I managed to find step-by-step instructions for dual booting two separate drives, the first with Windows 11 already on it, and the second to be used for a new install of Linux. This worked for me, and the full instructions are at How to Dual Boot Windows 11 and Linux on Separate Hard Drives

Those instructions assume the second drive may already have content on it, so includes details on how to create a separate partition to install Linux on. If your second drive is new, or empty, then you don't need to create any partitions, and the brief instructions are as follows (they assume you have already created a bootable Zorin USB drive).

  1. Make sure your new or empty second drive has been initialized and can be seen in Windows if that has not already been done (instructions are on the above-mentioned website). I didn't need to do this, as Windows could already see my second drive.

  2. Use Windows Disk Management to create a quick format of your second drive to NTFS format, and rename the second drive as 'Linux' or 'Zorin' (instructions are on the above-mentioned website). Make a note of the size of your Windows drive and your Linux drive (it helps if they are different sizes!).

  3. Check what the BIOS hotkey is for your computer. This will vary by maker, but all I had to do for mine is hold down the F2 button whilst the laptop started.

  4. Insert your USB drive containing Zorin, and boot into your BIOS using your BIOS hotkey.

  5. Once in your BIOS edit the 'Boot' settings.

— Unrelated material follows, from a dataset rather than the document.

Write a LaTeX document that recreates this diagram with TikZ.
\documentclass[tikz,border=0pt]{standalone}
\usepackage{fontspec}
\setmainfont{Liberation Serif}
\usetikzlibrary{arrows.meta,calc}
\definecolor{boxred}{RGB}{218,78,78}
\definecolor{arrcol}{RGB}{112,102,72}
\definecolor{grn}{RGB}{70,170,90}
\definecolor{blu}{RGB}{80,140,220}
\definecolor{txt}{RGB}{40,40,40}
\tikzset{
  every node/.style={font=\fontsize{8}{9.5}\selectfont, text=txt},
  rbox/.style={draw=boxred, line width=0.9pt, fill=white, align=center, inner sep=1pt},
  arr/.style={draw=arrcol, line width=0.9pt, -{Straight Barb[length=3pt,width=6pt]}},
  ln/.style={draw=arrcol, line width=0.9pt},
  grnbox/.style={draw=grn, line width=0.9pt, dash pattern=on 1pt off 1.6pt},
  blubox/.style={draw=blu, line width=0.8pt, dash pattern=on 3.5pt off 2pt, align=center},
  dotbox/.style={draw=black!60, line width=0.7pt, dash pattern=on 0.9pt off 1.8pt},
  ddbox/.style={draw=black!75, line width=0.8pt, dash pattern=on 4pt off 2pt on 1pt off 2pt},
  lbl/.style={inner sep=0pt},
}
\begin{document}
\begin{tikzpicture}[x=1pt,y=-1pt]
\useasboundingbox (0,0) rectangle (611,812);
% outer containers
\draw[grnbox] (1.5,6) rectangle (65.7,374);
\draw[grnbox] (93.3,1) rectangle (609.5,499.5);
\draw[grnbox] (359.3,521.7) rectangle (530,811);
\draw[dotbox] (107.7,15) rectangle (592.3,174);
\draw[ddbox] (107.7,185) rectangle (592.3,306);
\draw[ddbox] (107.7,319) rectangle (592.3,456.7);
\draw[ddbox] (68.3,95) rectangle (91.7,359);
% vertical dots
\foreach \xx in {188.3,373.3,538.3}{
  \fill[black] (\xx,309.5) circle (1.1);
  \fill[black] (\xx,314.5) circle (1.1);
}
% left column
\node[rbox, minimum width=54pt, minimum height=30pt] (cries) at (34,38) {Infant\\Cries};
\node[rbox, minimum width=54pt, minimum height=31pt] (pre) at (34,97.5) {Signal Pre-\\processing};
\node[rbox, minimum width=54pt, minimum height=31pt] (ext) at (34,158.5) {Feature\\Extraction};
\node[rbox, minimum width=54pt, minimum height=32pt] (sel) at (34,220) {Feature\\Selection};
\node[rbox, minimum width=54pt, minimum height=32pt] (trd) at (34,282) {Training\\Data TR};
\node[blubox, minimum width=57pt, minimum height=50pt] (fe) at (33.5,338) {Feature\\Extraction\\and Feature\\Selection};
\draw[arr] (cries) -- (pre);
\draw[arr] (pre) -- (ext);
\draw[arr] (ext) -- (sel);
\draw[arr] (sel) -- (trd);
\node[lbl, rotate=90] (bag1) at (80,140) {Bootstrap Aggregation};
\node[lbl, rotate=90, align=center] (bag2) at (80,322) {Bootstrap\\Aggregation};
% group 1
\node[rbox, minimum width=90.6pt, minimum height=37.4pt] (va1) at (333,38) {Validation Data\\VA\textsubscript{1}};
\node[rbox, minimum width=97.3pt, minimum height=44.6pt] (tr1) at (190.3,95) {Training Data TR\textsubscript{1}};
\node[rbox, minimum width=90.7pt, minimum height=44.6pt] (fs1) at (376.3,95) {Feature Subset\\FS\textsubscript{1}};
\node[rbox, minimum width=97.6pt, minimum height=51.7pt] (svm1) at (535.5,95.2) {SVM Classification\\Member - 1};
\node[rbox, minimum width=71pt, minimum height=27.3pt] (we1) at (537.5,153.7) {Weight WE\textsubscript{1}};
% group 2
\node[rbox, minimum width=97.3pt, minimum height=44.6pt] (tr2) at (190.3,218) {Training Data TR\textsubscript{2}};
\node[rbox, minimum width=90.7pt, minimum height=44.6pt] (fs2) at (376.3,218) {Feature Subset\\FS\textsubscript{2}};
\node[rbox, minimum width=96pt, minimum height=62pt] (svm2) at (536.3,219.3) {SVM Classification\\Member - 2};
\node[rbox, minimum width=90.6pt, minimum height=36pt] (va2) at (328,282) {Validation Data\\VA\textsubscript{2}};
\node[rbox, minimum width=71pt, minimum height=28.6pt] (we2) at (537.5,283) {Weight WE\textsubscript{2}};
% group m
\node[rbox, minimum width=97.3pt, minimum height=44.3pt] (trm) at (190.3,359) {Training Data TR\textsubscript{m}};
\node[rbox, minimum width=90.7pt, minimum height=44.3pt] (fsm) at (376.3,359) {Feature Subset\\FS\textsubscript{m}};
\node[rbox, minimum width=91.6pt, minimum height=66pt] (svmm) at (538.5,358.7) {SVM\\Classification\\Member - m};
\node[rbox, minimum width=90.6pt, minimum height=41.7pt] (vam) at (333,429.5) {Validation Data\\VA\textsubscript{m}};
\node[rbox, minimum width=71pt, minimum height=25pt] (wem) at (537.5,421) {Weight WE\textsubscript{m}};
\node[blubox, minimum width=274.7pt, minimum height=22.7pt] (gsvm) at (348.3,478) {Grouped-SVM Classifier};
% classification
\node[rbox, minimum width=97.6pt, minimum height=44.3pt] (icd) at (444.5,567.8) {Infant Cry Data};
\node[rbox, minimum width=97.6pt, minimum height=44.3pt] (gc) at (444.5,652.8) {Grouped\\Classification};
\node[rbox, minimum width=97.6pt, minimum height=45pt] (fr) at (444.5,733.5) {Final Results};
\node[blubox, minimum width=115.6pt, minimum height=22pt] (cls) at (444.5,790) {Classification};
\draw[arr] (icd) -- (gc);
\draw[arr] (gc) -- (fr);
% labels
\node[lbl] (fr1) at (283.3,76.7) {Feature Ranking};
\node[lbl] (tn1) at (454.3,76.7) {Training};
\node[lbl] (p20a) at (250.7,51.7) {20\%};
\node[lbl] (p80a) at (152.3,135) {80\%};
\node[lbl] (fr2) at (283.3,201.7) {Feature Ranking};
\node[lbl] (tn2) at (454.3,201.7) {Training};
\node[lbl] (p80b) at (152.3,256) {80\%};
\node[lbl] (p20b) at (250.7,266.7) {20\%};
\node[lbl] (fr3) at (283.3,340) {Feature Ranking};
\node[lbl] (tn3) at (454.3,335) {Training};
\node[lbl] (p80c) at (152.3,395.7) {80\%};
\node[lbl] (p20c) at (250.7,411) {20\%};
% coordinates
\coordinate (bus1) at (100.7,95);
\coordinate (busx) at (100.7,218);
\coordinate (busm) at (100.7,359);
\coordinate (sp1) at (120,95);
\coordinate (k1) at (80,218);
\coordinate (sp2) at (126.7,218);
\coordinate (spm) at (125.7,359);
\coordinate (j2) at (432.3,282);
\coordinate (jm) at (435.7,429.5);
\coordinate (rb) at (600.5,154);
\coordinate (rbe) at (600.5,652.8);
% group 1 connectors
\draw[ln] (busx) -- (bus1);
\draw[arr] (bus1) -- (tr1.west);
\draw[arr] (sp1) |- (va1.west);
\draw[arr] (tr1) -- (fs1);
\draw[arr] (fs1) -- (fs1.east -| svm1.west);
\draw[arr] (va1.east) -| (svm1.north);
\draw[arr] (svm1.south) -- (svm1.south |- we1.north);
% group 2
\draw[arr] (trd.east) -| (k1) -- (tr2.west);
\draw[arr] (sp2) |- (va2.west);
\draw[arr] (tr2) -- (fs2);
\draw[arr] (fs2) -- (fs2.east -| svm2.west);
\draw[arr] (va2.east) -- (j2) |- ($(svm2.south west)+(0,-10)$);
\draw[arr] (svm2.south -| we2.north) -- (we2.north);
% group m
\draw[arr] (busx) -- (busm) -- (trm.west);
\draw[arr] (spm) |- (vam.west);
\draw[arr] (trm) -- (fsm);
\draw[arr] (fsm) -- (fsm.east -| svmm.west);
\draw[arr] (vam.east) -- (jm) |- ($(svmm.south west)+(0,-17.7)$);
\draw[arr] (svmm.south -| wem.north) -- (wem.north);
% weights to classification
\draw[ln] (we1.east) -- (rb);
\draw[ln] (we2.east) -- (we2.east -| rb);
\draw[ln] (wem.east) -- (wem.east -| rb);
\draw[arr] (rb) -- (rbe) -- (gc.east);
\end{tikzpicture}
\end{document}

It should list your Windows C drive first, followed by your USB drive. The order should be reversed, so the USB drive is listed first and the Windows drive second, and then the settings should be saved and closed (the way of changing the order is different depending upon your BIOS, but there should be easy to follow on-screen instructions).

  6. When you restart your computer it should boot from the USB drive and you should accept the choice of installing Zorin.

  7. Installing Zorin is quite straight forward and you simply follow all the prompts. When you get to the screen asking which drive you want to install on, you need to use the drop-down menu to make sure you select the correct drive. This should be obvious from the name of each drive, and even more obvious if the drives are of a different size.

  8. Once everything has been installed you will have a dual boot system with Windows on the original drive and Linux on your new or second drive. When you restart your computer should list your operating systems with Zorin first and Windows second. After a few seconds you will boot directly into Zorin. To boot into Windows, use those few seconds to scroll-down from the Zorin listing to the Windows listing and click on 'Enter'.


Thanks for your help. In the end I didn't need to remove the SSD, and I didn't need to update GRUB or use a terminal.